____ PROVIDED MATERIAL

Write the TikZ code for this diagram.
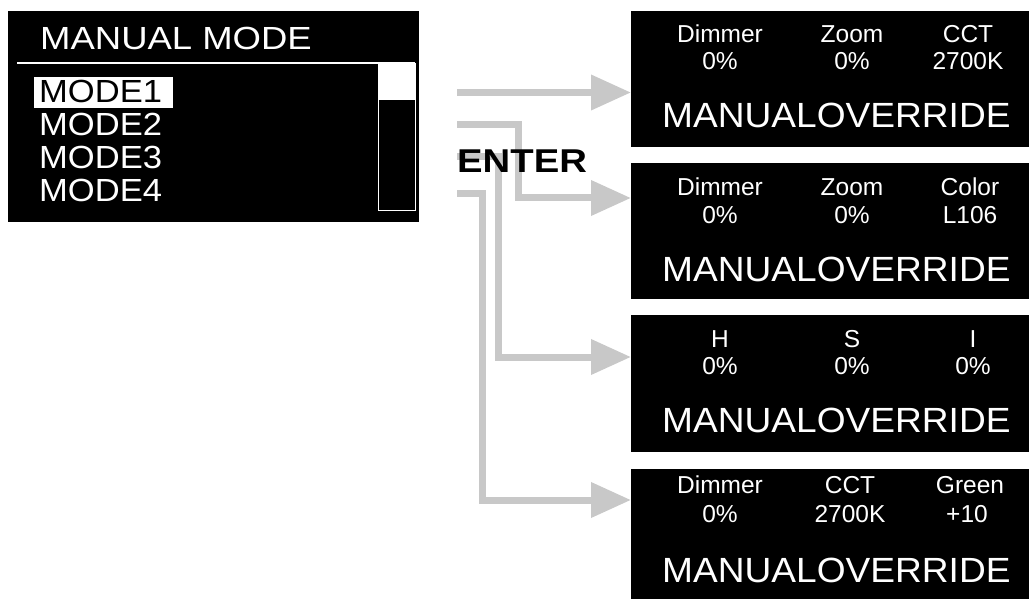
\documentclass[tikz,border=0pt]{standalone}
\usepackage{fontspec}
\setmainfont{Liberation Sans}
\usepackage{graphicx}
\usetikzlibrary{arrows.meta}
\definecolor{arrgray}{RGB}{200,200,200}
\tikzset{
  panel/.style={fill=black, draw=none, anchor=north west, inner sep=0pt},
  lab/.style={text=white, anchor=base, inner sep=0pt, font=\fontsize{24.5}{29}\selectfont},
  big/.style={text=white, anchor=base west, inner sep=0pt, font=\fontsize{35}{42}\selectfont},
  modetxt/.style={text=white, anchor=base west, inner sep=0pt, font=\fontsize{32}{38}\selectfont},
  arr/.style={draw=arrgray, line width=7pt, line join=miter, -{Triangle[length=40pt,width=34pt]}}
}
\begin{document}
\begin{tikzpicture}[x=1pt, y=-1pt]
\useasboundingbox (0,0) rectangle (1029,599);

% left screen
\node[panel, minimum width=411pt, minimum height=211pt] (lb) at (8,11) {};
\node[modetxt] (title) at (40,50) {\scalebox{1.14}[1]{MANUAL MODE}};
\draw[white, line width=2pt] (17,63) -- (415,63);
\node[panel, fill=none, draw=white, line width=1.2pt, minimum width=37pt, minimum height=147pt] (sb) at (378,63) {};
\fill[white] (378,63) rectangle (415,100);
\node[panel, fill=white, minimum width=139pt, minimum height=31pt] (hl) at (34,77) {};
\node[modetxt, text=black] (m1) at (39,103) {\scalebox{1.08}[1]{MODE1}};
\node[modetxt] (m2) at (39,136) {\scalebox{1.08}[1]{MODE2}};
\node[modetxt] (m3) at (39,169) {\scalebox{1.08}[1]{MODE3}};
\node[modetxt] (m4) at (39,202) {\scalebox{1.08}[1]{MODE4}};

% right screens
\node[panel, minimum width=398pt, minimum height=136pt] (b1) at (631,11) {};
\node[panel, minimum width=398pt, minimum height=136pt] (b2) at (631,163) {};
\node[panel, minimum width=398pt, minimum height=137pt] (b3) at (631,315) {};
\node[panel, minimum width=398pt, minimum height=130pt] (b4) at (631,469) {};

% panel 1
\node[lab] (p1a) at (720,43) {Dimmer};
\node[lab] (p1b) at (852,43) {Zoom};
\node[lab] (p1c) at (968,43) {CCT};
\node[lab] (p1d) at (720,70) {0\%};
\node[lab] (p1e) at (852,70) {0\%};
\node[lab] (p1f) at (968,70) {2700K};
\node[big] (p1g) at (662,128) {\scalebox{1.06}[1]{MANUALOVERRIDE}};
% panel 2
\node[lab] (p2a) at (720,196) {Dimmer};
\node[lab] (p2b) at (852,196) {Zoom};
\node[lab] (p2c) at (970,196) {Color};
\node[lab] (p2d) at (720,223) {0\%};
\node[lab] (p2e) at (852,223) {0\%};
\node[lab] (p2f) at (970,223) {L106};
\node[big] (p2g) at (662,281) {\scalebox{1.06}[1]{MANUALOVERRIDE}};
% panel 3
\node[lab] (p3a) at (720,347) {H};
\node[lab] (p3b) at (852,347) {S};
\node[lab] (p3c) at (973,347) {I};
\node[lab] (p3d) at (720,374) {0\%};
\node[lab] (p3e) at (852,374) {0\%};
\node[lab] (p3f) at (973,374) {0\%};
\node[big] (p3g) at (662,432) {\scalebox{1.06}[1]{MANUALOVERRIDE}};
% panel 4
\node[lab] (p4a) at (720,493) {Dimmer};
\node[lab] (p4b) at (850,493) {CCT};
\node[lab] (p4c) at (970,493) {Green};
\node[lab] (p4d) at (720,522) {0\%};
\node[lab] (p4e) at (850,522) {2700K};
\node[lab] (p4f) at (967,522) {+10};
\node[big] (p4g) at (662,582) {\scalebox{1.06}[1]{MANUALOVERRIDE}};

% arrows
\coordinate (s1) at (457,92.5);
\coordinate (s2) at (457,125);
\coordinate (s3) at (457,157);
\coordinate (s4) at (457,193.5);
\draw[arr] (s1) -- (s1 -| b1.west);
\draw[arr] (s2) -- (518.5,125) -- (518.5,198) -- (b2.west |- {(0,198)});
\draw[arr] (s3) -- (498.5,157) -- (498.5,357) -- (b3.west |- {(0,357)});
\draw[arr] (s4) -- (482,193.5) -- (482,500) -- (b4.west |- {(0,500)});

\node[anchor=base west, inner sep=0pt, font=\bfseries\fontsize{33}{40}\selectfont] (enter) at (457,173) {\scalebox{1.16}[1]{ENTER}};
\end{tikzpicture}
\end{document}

________

(WHAT NEEDS TO BE DONE)
Except for the pictures, print the data above exactly.

(SOLUTION TO THIS TASK)
Write the TikZ code for this diagram.
\documentclass[tikz,border=0pt]{standalone}
\usepackage{fontspec}
\setmainfont{Liberation Sans}
\usepackage{graphicx}
\usetikzlibrary{arrows.meta}
\definecolor{arrgray}{RGB}{200,200,200}
\tikzset{
  panel/.style={fill=black, draw=none, anchor=north west, inner sep=0pt},
  lab/.style={text=white, anchor=base, inner sep=0pt, font=\fontsize{24.5}{29}\selectfont},
  big/.style={text=white, anchor=base west, inner sep=0pt, font=\fontsize{35}{42}\selectfont},
  modetxt/.style={text=white, anchor=base west, inner sep=0pt, font=\fontsize{32}{38}\selectfont},
  arr/.style={draw=arrgray, line width=7pt, line join=miter, -{Triangle[length=40pt,width=34pt]}}
}
\begin{document}
\begin{tikzpicture}[x=1pt, y=-1pt]
\useasboundingbox (0,0) rectangle (1029,599);

% left screen
\node[panel, minimum width=411pt, minimum height=211pt] (lb) at (8,11) {};
\node[modetxt] (title) at (40,50) {\scalebox{1.14}[1]{MANUAL MODE}};
\draw[white, line width=2pt] (17,63) -- (415,63);
\node[panel, fill=none, draw=white, line width=1.2pt, minimum width=37pt, minimum height=147pt] (sb) at (378,63) {};
\fill[white] (378,63) rectangle (415,100);
\node[panel, fill=white, minimum width=139pt, minimum height=31pt] (hl) at (34,77) {};
\node[modetxt, text=black] (m1) at (39,103) {\scalebox{1.08}[1]{MODE1}};
\node[modetxt] (m2) at (39,136) {\scalebox{1.08}[1]{MODE2}};
\node[modetxt] (m3) at (39,169) {\scalebox{1.08}[1]{MODE3}};
\node[modetxt] (m4) at (39,202) {\scalebox{1.08}[1]{MODE4}};

% right screens
\node[panel, minimum width=398pt, minimum height=136pt] (b1) at (631,11) {};
\node[panel, minimum width=398pt, minimum height=136pt] (b2) at (631,163) {};
\node[panel, minimum width=398pt, minimum height=137pt] (b3) at (631,315) {};
\node[panel, minimum width=398pt, minimum height=130pt] (b4) at (631,469) {};

% panel 1
\node[lab] (p1a) at (720,43) {Dimmer};
\node[lab] (p1b) at (852,43) {Zoom};
\node[lab] (p1c) at (968,43) {CCT};
\node[lab] (p1d) at (720,70) {0\%};
\node[lab] (p1e) at (852,70) {0\%};
\node[lab] (p1f) at (968,70) {2700K};
\node[big] (p1g) at (662,128) {\scalebox{1.06}[1]{MANUALOVERRIDE}};
% panel 2
\node[lab] (p2a) at (720,196) {Dimmer};
\node[lab] (p2b) at (852,196) {Zoom};
\node[lab] (p2c) at (970,196) {Color};
\node[lab] (p2d) at (720,223) {0\%};
\node[lab] (p2e) at (852,223) {0\%};
\node[lab] (p2f) at (970,223) {L106};
\node[big] (p2g) at (662,281) {\scalebox{1.06}[1]{MANUALOVERRIDE}};
% panel 3
\node[lab] (p3a) at (720,347) {H};
\node[lab] (p3b) at (852,347) {S};
\node[lab] (p3c) at (973,347) {I};
\node[lab] (p3d) at (720,374) {0\%};
\node[lab] (p3e) at (852,374) {0\%};
\node[lab] (p3f) at (973,374) {0\%};
\node[big] (p3g) at (662,432) {\scalebox{1.06}[1]{MANUALOVERRIDE}};
% panel 4
\node[lab] (p4a) at (720,493) {Dimmer};
\node[lab] (p4b) at (850,493) {CCT};
\node[lab] (p4c) at (970,493) {Green};
\node[lab] (p4d) at (720,522) {0\%};
\node[lab] (p4e) at (850,522) {2700K};
\node[lab] (p4f) at (967,522) {+10};
\node[big] (p4g) at (662,582) {\scalebox{1.06}[1]{MANUALOVERRIDE}};

% arrows
\coordinate (s1) at (457,92.5);
\coordinate (s2) at (457,125);
\coordinate (s3) at (457,157);
\coordinate (s4) at (457,193.5);
\draw[arr] (s1) -- (s1 -| b1.west);
\draw[arr] (s2) -- (518.5,125) -- (518.5,198) -- (b2.west |- {(0,198)});
\draw[arr] (s3) -- (498.5,157) -- (498.5,357) -- (b3.west |- {(0,357)});
\draw[arr] (s4) -- (482,193.5) -- (482,500) -- (b4.west |- {(0,500)});

\node[anchor=base west, inner sep=0pt, font=\bfseries\fontsize{33}{40}\selectfont] (enter) at (457,173) {\scalebox{1.16}[1]{ENTER}};
\end{tikzpicture}
\end{document}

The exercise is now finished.